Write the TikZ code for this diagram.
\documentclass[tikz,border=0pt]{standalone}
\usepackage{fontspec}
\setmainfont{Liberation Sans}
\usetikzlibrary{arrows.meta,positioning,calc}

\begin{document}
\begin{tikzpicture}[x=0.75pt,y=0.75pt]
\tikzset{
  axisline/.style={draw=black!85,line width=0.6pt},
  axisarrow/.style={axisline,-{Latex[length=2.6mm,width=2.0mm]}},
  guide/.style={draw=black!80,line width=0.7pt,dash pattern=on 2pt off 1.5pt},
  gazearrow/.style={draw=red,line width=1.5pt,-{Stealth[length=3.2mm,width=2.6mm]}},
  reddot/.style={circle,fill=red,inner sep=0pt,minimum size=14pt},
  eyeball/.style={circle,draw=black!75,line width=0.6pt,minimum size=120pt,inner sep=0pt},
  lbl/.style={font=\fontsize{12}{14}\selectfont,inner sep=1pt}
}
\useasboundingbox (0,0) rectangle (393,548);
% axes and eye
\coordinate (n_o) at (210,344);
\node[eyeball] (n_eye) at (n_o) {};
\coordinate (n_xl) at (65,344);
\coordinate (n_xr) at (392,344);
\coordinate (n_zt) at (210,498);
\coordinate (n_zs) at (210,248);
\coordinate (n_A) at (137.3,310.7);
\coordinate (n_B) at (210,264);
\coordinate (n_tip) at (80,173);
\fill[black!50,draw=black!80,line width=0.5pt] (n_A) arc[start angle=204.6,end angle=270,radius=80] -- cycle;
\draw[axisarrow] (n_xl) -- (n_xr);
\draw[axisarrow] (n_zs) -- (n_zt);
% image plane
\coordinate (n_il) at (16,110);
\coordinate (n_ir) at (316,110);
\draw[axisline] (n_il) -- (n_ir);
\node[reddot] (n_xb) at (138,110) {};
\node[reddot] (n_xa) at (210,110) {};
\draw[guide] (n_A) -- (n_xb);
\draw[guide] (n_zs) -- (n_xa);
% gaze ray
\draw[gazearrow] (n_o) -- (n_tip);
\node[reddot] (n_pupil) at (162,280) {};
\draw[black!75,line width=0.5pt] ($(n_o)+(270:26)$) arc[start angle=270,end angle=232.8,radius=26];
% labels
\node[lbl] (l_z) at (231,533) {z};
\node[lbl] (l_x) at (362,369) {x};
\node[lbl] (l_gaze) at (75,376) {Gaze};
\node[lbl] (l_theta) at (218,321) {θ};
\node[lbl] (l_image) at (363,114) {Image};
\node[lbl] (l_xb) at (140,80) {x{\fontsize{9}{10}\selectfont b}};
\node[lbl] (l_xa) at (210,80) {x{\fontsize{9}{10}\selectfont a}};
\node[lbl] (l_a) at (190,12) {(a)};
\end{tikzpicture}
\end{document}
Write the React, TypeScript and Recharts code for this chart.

+ + + +

Pick out and copy the lines of the entries that hold the string "Write".

◆ OUTPUT FOR THIS TASK
Write the TikZ code for this diagram.
Write the React, TypeScript and Recharts code for this chart.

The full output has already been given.